The former vice president, who says his decades in the Senate equip him to work with Republicans to get changes into law, took a veiled shot at Warren in New Hampshire last week, warning that "it takes proven ability to get things done. We're not electing a planner."

Time running out for the pack

Tuesday's debate is not the last chance for candidates outside the top three to elbow their way into the race. But time is running out.

Harris, for example, says she has "virtually moved to Iowa," staking everything on a strong showing at the caucuses that would allow her to mount a run deep into the Democratic race.

Apart from a memorable debate clash with Biden over the summer, the former prosecutor has failed to live up to the high expectations for her campaign. But she said over the weekend that voters were still a long way from deciding who to support.

"Of course, there are a number of people who are on the stage who have been on the stage for, in some cases, decades," Harris said.

"And I think that speaks volumes about the fact that people are still interested in getting to know everyone before they make a decision."

Buttigieg has been running a quietly impressive campaign, and bumper fundraising could set him up for a possible late surge into the caucuses.
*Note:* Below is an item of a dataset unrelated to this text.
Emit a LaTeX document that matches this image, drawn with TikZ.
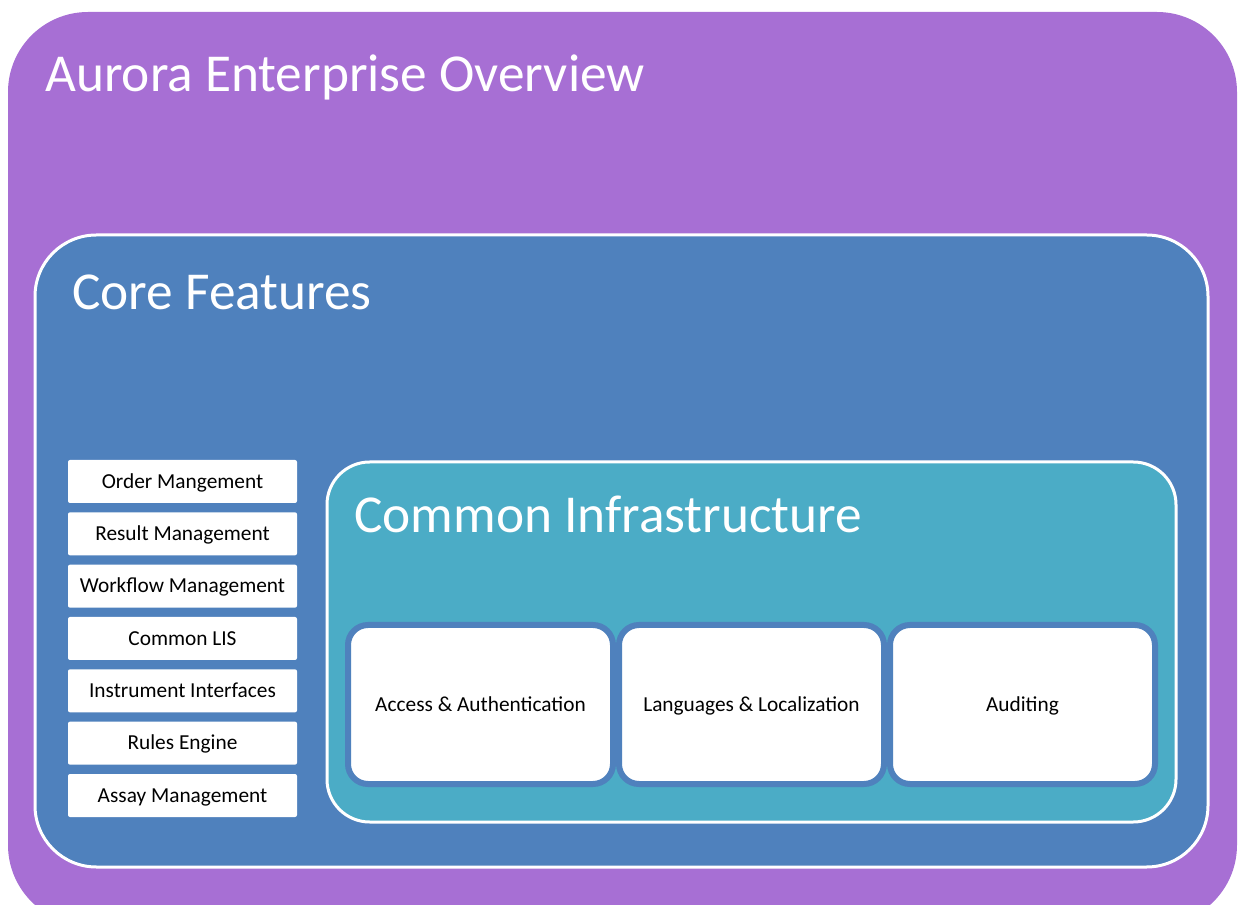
\documentclass[tikz,border=0pt]{standalone}
\usepackage{fontspec}
\setmainfont{Carlito}
\usepackage{xcolor}
\usepackage{tikz}
\usetikzlibrary{positioning}
\usetikzlibrary{fit}

\definecolor{auroraPurple}{RGB}{167,111,212}
\definecolor{coreBlue}{RGB}{79,129,189}
\definecolor{infraTeal}{RGB}{75,172,198}

\tikzset{
  panel/.style={inner sep=0pt, rounded corners=#1},
  panel/.default=20pt,
  paneltitle/.style={anchor=base west, inner sep=0pt, text=white,
    font=\fontsize{40}{48}\selectfont},
  feature/.style={fill=white, rounded corners=1.5pt, inner sep=0pt,
    minimum width=171.75pt, minimum height=32.25pt,
    text height=12pt, text depth=2pt,
    font=\fontsize{16}{19}\selectfont},
  service/.style={fill=white, draw=coreBlue, line width=4.5pt,
    rounded corners=15pt, inner sep=0pt,
    minimum width=198.75pt, minimum height=119.25pt,
    text height=12pt, text depth=2pt,
    font=\fontsize{16}{19}\selectfont}
}

\begin{document}
\begin{tikzpicture}[x=0.75pt, y=-0.75pt]
      \useasboundingbox (0,0) rectangle (1240,905);
      \clip (0,0) rectangle (1240,905);

      % nested panels
      \node[panel=60pt, fill=auroraPurple, fit={(8,12) (1237,925)}] (overview) {};
      \node[panel=46pt, fill=coreBlue, draw=white, line width=2.25pt,
        fit={(35,235) (1208,867)}] (core) {};
      \node[panel=32pt, fill=infraTeal, draw=white, line width=2.25pt,
        fit={(327,462) (1176,822)}] (infra) {};

      \node[paneltitle] (overviewtitle) at (45,92) {Aurora Enterprise Overview};
      \node[paneltitle] (coretitle) at (72,310) {Core Features};
      \node[paneltitle] (infratitle) at (354,533) {Common Infrastructure};

      % core feature list
      \node[feature] (order) at (182.5,481.5) {Order Mangement};
      \node[feature, below=6.6pt of order] (result) {Result Management};
      \node[feature, below=6.6pt of result] (workflow) {Workflow Management};
      \node[feature, below=6.6pt of workflow] (lis) {Common LIS};
      \node[feature, below=6.6pt of lis] (instrument) {Instrument Interfaces};
      \node[feature, below=6.6pt of instrument] (rules) {Rules Engine};
      \node[feature, below=6.6pt of rules] (assay) {Assay Management};

      % common infrastructure services
      \node[service] (access) at (480.5,704.5) {Access \& Authentication};
      \node[service, right=0pt of access] (languages) {Languages \& Localization};
      \node[service, right=0pt of languages] (auditing) {Auditing};
    \end{tikzpicture}
\end{document}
But he needs to dispel impressions that his youth -- he is only 37 -- means he lacks the necessary experience to be president.

For several of the remaining candidates, Tuesday's debate could be their last, given tightening criteria for entries into future showdowns.

Omission from November's debate could effectively choke off a candidate's visibility and fundraising and make it impossible for them to mount a realistic challenge.

Castro, Rep. Tulsi Gabbard of Hawaii, Klobuchar and former Rep. Beto O'Rourke of Texas are all on the cut line.

The Democratic National Committee requires candidates to get at least 5% in at least two DNC-sanctioned early-voting state (Iowa, New Hampshire, Nevada and South Carolina) primary polls or 3% in at least four DNC-sanctioned national or early-state primary polls. Candidates can use polls released between September 13 and November 13 to make the stage.

There's no better way for those candidates to engineer the big moments they need than to tangle with one of the front-runners.

So that could mean several high-risk moments for Biden and Warren -- even if for now, their best interests do not include taking on one another in a fight to the finish.